El segundo hecho es que el acuerdo que armó la investidura de Mañueco llegó fruto de un pacto entre PP y Ciudadanos, no de Mañueco e Igea. Es decir, fueron los partidos y no las personas las que redactaron y firmaron el contrato, la alianza, el matrimonio o como queramos llamarlo. Sin embargo, sucede que, por diferentes razones, a las direcciones nacionales de las dos formaciones les ha resbalado un tanto lo que ha venido ocurriendo por aquí. Líos. Follones.
Tal despiporre no es por sí solo bueno ni malo, pero teniendo en cuenta los roces, choques, enfrentamientos, diferencias, o como queramos llamarlos, entre Mañueco y Casado y entre Igea y Rivera o Arrimadas, sí que lo es. Importante digo. Porque los partidos proporcionan a este tipo de negocios políticos mucha más robustez, seguridad, claridad y cohesión que las vanidades propias de sus protagonistas. A ver, los socios de esta entente dependen de la decisión libre y voluntaria de al menos 41 procuradores de carne y hueso –no de cartón piedra– con nombres y apellidos; a los que –vaya, ahora nos acordamos– no vale con convencer solo una vez; a los que no puedes guardar en un cajón hasta dentro de cuatro años. Y es importante porque, ciñéndonos al caso concreto de Castilla y León, el contrato, la alianza, el matrimonio o como queramos llamarlo se alcanzó a contra pelo, amansando, no sin esfuerzo y perseverancia, el indomable instinto de un verso suelto como Igea, que dobló el brazo del aparato contra el oficialismo de Silvia Clemente y apostaba por sacar al PP del Colegio de la Asunción.

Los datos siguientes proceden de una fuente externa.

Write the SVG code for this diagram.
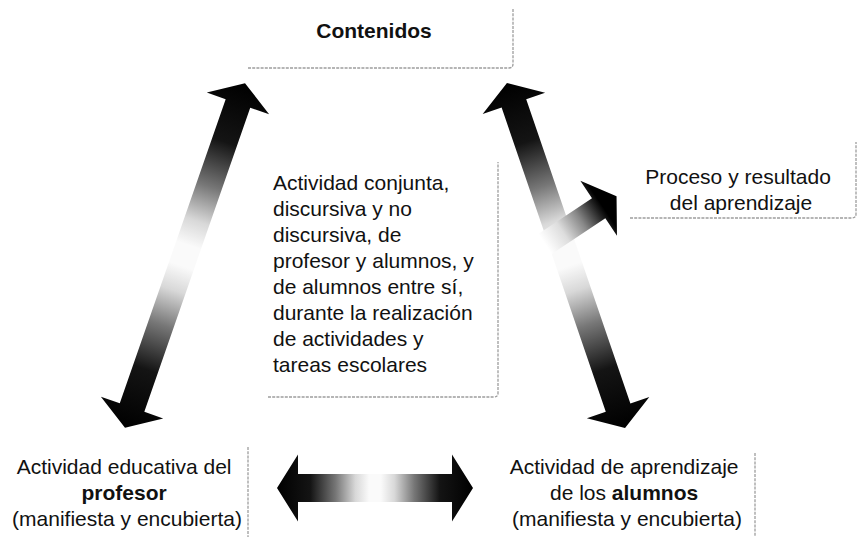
<svg xmlns="http://www.w3.org/2000/svg" width="858" height="540" viewBox="0 0 858 540">
  <style>
    .t { font-family: "Liberation Sans", Arial, sans-serif; font-size: 21px; fill: #111; }
    .b { font-weight: bold; }
    .edge { fill: none; stroke: #9d9d9d; stroke-width: 1.3; stroke-dasharray: 3 1.2; }
  </style>
  <defs>
    <linearGradient id="dbl" x1="0" y1="0" x2="1" y2="0">
      <stop offset="0" stop-color="#000"/>
      <stop offset="0.17" stop-color="#141414"/>
      <stop offset="0.3" stop-color="#777"/>
      <stop offset="0.4" stop-color="#d8d8d8"/>
      <stop offset="0.47" stop-color="#fafafa"/>
      <stop offset="0.53" stop-color="#fafafa"/>
      <stop offset="0.6" stop-color="#d8d8d8"/>
      <stop offset="0.7" stop-color="#777"/>
      <stop offset="0.83" stop-color="#141414"/>
      <stop offset="1" stop-color="#000"/>
    </linearGradient>
    <linearGradient id="sgl" x1="0" y1="0" x2="1" y2="0">
      <stop offset="0" stop-color="#fff"/>
      <stop offset="0.25" stop-color="#ddd"/>
      <stop offset="0.5" stop-color="#888"/>
      <stop offset="0.72" stop-color="#222"/>
      <stop offset="0.8" stop-color="#000"/>
    </linearGradient>
  </defs>
  <rect width="858" height="540" fill="#fff"/>

  <g id="connectors">
    <!-- profesor <-> contenidos -->
    <polygon transform="translate(185 255.5) rotate(-70.8)" fill="url(#dbl)"
      points="-182.5,0 -161,-33 -161,-13 161,-13 161,-33 182.5,0 161,33 161,13 -161,13 -161,33"/>
    <!-- alumnos <-> contenidos -->
    <polygon transform="translate(566 255.5) rotate(71.1)" fill="url(#dbl)"
      points="-182.3,0 -160.8,-33 -160.8,-13 160.8,-13 160.8,-33 182.3,0 160.8,33 160.8,13 -160.8,13 -160.8,33"/>
    <!-- profesor <-> alumnos -->
    <polygon transform="translate(375 488)" fill="url(#dbl)"
      points="-98,0 -77,-33.5 -77,-14 77,-14 77,-33.5 98,0 77,33.5 77,14 -77,14 -77,33.5"/>
    <!-- to proceso y resultado -->
    <polygon transform="translate(545 244) rotate(-33.7)" fill="url(#sgl)"
      points="0,-12 64.5,-12 64.5,-33 86,0 64.5,33 64.5,12 0,12"/>
  </g>

  <g id="node-contenidos">
    <path class="edge" d="M248 68 L509 68 Q513 68 513 64 L513 8"/>
    <text class="t b" x="374" y="38" text-anchor="middle">Contenidos</text>
  </g>

  <g id="node-actividad-conjunta">
    <path class="edge" d="M268 397 L494 397 Q498 397 498 393 L498 162"/>
    <text class="t" x="273" y="190">
      <tspan x="273" y="190">Actividad conjunta,</tspan>
      <tspan x="273" y="216">discursiva y no</tspan>
      <tspan x="273" y="242">discursiva, de</tspan>
      <tspan x="273" y="268">profesor y alumnos, y</tspan>
      <tspan x="273" y="294">de alumnos entre sí,</tspan>
      <tspan x="273" y="320">durante la realización</tspan>
      <tspan x="273" y="346">de actividades y</tspan>
      <tspan x="273" y="372">tareas escolares</tspan>
    </text>
  </g>

  <g id="node-proceso">
    <path class="edge" d="M630 218 L852 218 Q856 218 856 214 L856 142"/>
    <text class="t" text-anchor="middle">
      <tspan x="741" y="184">Proceso y resultado</tspan>
      <tspan x="741" y="210">del aprendizaje</tspan>
    </text>
  </g>

  <g id="node-profesor">
    <path class="edge" d="M248 447 L248 537"/>
    <text class="t" text-anchor="middle">
      <tspan x="127" y="474">Actividad educativa del</tspan>
      <tspan x="127" y="500" class="b">profesor</tspan>
      <tspan x="127" y="526">(manifiesta y encubierta)</tspan>
    </text>
  </g>

  <g id="node-alumnos">
    <path class="edge" d="M755 453 L755 537"/>
    <text class="t" text-anchor="middle">
      <tspan x="627" y="474">Actividad de aprendizaje</tspan>
      <tspan x="627" y="500">de los <tspan class="b">alumnos</tspan></tspan>
      <tspan x="627" y="526">(manifiesta y encubierta)</tspan>
    </text>
  </g>
</svg>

Pero el tercer hecho, y yo diría principal, que causa la debilidad del pacto –merced al cual Tudanca está consiguiendo abrir grietas y capitalizarlas en forma de amenaza de moción de censura– es la fragilidad de Casado y Arrimadas como comandantes en jefe de dos partidos en horas bajas. O muy bajas. Hubiese bastado con que esta semana ambos líderes se hubiesen acercado a Valladolid, hubiesen convocado a todos sus procuradores y hubiesen reformulado el pacto de gobierno a bombo y platillo con una rúbrica simbólica, pero reveladora, de cada uno de ellos. Pero nada, ni eso. Líos. Follones. Cuidado con las mociones porque, acierten o no en la diana, nunca usan munición de fogueo.